-- What you need to do --
Only the lines between the line holding "Convert this chart to matplotlib code." and the line holding "plt.rcParams['font.family'] = ['Noto", both of those included, should be copied exactly; drop the pictures.

(Rows from a dataset of charts and code)
——

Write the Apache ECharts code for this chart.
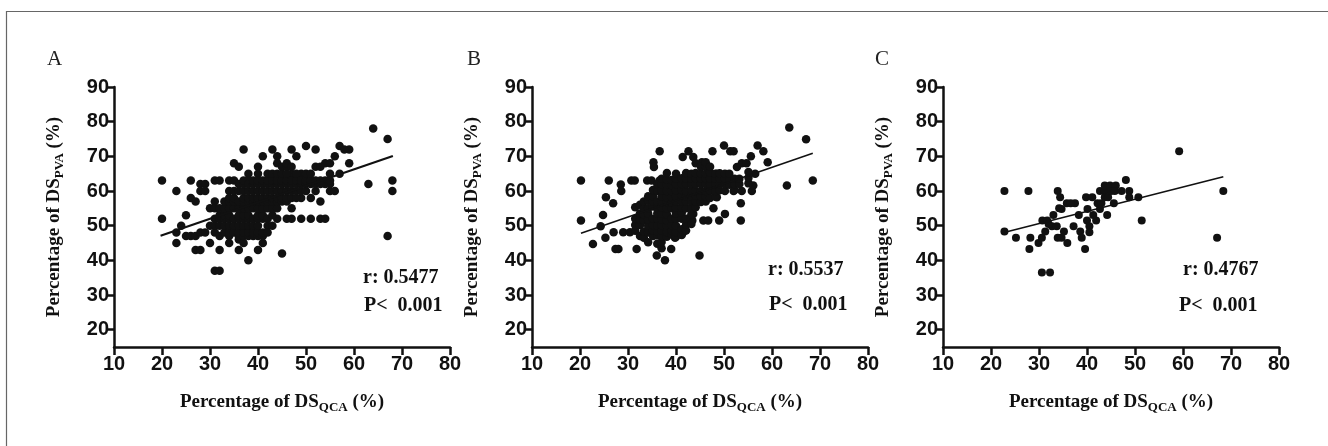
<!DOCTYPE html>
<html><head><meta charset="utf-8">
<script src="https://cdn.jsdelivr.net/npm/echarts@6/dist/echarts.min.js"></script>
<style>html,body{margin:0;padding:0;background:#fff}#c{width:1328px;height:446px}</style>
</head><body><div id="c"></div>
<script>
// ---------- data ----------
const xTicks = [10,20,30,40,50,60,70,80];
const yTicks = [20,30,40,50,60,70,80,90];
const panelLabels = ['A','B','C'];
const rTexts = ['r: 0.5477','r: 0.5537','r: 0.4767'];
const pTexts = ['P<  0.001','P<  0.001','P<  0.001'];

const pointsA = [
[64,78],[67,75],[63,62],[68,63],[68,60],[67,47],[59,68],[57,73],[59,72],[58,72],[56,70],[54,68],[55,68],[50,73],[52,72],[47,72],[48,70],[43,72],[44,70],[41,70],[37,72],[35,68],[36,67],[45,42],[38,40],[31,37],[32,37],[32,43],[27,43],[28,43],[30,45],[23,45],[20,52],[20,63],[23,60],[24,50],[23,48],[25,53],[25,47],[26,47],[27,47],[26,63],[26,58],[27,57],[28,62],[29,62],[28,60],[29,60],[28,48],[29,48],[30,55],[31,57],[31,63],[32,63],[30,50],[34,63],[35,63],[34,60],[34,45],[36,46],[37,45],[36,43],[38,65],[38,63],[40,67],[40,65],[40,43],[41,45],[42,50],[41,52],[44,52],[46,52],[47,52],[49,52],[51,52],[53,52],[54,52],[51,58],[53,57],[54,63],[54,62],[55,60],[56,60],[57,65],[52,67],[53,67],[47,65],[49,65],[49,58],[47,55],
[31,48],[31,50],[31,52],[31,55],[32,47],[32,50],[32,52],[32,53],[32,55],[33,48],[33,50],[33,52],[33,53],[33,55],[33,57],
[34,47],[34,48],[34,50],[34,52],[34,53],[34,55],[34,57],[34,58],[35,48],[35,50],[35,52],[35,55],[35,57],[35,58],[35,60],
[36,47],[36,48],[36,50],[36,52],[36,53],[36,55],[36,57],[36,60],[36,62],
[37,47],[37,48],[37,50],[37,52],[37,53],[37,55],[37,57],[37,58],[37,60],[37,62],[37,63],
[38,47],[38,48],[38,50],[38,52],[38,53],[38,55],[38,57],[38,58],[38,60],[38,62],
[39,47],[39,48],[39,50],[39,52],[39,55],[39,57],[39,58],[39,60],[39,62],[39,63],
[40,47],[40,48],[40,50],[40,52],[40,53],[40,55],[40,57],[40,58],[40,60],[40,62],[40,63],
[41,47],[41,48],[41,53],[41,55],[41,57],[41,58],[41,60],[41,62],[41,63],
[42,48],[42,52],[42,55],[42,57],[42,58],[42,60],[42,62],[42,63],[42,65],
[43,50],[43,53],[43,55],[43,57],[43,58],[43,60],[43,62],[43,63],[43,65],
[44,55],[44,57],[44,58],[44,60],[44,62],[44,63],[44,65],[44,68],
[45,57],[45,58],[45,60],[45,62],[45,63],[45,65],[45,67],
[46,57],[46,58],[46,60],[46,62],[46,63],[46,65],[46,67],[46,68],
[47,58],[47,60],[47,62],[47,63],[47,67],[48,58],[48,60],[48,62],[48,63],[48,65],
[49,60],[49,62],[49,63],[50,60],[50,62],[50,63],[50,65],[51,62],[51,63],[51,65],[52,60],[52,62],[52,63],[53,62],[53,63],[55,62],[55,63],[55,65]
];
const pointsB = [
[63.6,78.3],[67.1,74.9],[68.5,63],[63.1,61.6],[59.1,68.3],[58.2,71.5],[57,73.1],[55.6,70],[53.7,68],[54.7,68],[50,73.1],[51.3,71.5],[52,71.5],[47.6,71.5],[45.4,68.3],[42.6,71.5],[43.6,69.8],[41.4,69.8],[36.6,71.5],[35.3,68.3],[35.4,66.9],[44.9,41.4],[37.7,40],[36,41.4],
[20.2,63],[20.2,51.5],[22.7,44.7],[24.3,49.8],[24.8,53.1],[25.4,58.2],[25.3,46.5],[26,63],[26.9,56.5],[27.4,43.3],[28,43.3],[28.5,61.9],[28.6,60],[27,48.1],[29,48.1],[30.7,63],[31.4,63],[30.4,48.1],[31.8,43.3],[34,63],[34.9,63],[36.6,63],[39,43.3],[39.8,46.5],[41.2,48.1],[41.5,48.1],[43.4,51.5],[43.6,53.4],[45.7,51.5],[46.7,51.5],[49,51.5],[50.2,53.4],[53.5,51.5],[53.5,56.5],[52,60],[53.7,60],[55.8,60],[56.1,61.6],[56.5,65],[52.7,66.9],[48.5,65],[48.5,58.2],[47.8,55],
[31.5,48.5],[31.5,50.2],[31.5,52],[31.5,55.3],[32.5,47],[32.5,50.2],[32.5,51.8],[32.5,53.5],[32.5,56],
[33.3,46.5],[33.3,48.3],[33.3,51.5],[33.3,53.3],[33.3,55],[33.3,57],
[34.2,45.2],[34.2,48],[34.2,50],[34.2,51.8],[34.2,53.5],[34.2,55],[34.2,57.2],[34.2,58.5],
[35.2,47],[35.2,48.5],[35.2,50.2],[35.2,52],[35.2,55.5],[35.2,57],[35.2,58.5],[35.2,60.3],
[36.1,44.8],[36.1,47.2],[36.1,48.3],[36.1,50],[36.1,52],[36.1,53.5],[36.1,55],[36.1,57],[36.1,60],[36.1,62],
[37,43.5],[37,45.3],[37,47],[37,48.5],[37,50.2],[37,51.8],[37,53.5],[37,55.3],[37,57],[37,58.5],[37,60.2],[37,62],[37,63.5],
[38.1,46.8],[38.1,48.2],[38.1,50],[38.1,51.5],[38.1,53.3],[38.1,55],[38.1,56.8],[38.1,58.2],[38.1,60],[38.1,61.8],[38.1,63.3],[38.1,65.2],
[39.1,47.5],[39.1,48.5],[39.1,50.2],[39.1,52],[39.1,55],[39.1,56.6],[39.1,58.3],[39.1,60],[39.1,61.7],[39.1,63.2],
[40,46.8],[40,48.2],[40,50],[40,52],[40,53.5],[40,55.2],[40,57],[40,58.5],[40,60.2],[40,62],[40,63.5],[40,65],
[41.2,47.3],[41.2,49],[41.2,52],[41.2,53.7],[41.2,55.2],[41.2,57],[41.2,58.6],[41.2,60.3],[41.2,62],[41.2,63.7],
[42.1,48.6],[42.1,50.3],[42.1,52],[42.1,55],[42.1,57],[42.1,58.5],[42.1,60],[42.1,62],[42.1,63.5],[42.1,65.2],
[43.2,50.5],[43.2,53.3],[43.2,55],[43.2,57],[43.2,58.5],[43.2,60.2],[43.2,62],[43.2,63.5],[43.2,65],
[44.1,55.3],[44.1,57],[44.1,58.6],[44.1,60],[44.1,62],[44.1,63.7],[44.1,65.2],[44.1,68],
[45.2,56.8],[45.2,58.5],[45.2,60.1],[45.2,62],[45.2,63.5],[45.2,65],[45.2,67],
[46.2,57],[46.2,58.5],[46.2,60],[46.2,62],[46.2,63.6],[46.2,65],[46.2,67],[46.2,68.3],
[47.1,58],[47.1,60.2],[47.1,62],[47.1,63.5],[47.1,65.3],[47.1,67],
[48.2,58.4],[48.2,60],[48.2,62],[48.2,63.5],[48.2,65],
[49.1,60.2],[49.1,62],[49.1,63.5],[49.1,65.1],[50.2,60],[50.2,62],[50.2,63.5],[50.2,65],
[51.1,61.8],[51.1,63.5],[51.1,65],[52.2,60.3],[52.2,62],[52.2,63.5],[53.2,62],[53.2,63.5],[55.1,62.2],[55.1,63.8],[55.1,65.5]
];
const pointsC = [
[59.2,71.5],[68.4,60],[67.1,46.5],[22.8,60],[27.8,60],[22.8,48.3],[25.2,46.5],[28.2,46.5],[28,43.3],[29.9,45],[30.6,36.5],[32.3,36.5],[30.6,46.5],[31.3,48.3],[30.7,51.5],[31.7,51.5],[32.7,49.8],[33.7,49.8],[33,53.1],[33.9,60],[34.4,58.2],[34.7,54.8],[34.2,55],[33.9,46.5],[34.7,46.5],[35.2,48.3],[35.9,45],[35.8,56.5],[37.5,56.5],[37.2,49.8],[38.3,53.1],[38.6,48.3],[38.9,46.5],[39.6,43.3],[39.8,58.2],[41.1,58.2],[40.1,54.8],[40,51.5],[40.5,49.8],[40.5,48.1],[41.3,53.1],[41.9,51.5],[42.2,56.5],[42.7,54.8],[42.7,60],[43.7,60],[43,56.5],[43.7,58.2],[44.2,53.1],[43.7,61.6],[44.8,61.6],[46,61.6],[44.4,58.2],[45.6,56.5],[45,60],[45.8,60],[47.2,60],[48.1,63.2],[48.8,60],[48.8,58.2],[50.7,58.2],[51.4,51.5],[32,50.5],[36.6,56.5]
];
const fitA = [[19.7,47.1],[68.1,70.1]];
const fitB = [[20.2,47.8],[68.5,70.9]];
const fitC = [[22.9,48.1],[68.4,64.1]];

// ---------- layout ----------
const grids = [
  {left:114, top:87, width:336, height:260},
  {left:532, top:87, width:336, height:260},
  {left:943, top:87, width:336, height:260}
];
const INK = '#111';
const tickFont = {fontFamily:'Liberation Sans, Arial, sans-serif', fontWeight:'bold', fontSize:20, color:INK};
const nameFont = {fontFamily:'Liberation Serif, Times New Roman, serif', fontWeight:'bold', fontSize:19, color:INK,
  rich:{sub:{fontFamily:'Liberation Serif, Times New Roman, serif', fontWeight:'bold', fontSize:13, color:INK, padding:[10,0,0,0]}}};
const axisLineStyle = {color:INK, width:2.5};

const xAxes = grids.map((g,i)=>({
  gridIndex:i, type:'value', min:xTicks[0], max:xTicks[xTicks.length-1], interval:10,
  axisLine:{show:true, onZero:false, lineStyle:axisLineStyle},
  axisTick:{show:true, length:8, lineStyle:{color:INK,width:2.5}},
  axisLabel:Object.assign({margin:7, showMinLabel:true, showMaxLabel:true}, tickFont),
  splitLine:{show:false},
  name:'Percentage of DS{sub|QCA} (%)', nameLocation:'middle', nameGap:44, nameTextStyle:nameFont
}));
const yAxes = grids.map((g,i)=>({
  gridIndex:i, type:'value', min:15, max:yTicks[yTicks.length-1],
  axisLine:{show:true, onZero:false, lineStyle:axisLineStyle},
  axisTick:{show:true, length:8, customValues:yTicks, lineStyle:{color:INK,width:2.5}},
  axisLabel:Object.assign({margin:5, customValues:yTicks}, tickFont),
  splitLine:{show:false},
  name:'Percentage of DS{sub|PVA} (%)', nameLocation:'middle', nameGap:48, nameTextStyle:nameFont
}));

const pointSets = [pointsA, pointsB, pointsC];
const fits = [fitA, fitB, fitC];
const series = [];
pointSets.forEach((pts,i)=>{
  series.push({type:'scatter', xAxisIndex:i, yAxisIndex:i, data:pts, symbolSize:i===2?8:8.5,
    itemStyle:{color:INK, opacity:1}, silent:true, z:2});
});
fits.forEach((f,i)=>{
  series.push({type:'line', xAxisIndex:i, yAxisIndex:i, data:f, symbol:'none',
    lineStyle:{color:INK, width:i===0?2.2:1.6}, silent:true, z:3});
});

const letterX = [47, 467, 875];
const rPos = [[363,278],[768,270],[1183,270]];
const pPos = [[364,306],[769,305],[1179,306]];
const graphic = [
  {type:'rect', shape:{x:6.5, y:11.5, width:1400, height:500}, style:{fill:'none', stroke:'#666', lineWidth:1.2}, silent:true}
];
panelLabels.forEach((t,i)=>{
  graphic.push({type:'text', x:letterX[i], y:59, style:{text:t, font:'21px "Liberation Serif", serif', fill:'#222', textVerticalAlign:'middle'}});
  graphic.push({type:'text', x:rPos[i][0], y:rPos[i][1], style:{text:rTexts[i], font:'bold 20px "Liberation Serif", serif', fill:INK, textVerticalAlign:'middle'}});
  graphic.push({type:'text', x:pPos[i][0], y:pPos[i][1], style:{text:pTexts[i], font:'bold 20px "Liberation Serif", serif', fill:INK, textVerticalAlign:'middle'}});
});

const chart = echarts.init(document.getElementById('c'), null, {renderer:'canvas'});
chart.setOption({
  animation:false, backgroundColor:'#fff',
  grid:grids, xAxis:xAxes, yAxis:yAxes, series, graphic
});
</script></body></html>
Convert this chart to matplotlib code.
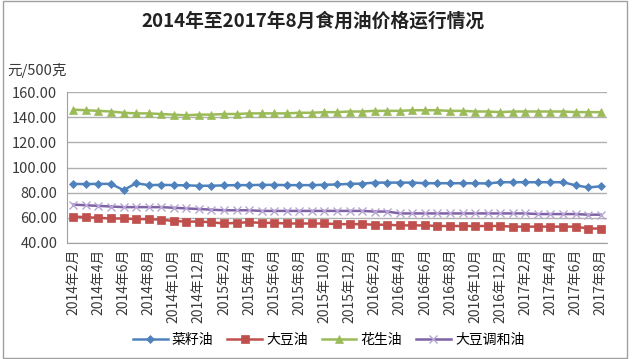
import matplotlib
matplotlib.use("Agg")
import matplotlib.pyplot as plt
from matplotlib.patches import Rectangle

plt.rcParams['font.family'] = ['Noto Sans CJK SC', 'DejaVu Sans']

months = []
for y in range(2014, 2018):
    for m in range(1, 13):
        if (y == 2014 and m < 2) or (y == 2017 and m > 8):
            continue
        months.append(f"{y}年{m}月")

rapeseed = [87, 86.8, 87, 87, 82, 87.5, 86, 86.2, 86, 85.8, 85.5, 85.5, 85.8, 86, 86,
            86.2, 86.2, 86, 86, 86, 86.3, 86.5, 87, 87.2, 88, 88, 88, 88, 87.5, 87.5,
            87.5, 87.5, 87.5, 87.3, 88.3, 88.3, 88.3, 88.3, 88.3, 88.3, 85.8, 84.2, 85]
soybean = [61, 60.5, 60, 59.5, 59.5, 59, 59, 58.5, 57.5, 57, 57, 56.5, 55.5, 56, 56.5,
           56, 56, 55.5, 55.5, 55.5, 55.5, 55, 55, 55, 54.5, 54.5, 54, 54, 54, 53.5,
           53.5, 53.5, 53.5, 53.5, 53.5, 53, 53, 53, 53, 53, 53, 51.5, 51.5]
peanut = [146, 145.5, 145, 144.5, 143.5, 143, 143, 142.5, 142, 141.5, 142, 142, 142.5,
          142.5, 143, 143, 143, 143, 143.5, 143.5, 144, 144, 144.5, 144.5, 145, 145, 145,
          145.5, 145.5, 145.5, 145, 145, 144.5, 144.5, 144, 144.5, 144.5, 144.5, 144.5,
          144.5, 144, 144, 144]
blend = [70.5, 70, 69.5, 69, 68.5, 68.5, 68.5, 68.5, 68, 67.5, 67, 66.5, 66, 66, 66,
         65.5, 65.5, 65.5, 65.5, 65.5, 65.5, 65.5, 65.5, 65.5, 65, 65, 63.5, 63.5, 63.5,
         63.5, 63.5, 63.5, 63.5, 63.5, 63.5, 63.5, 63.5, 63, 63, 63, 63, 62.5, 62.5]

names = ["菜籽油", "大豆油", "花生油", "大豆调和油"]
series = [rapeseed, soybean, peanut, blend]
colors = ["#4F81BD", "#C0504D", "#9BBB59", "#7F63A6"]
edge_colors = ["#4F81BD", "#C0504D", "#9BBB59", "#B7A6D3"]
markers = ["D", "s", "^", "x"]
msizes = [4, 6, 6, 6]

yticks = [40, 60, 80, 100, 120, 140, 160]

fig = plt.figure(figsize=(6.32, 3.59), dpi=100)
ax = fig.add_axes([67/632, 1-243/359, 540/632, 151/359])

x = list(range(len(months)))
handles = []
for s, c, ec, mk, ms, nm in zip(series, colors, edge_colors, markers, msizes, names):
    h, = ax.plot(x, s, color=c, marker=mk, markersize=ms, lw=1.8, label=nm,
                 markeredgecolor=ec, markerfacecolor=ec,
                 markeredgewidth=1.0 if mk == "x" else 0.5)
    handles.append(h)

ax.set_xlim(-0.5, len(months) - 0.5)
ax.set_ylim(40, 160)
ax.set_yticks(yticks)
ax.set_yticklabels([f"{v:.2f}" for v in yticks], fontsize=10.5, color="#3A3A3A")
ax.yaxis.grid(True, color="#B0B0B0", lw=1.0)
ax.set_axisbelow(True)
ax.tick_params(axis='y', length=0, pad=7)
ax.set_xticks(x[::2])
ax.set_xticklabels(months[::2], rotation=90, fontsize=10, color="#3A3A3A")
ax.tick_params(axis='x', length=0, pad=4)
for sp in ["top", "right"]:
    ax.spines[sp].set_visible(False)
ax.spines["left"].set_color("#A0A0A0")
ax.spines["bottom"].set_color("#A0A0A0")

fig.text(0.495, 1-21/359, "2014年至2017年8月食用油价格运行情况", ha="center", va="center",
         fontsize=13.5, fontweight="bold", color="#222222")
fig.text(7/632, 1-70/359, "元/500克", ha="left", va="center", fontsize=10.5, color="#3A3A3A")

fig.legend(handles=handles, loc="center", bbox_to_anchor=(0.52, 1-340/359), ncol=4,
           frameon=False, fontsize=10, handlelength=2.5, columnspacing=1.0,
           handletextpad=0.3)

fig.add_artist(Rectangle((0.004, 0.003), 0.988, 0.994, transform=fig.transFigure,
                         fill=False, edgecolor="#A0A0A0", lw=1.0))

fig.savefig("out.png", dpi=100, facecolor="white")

——

-- Written answer --
Convert this chart to matplotlib code.
import matplotlib
matplotlib.use("Agg")
import matplotlib.pyplot as plt
from matplotlib.patches import Rectangle

plt.rcParams['font.family'] = ['Noto Sans CJK SC', 'DejaVu Sans']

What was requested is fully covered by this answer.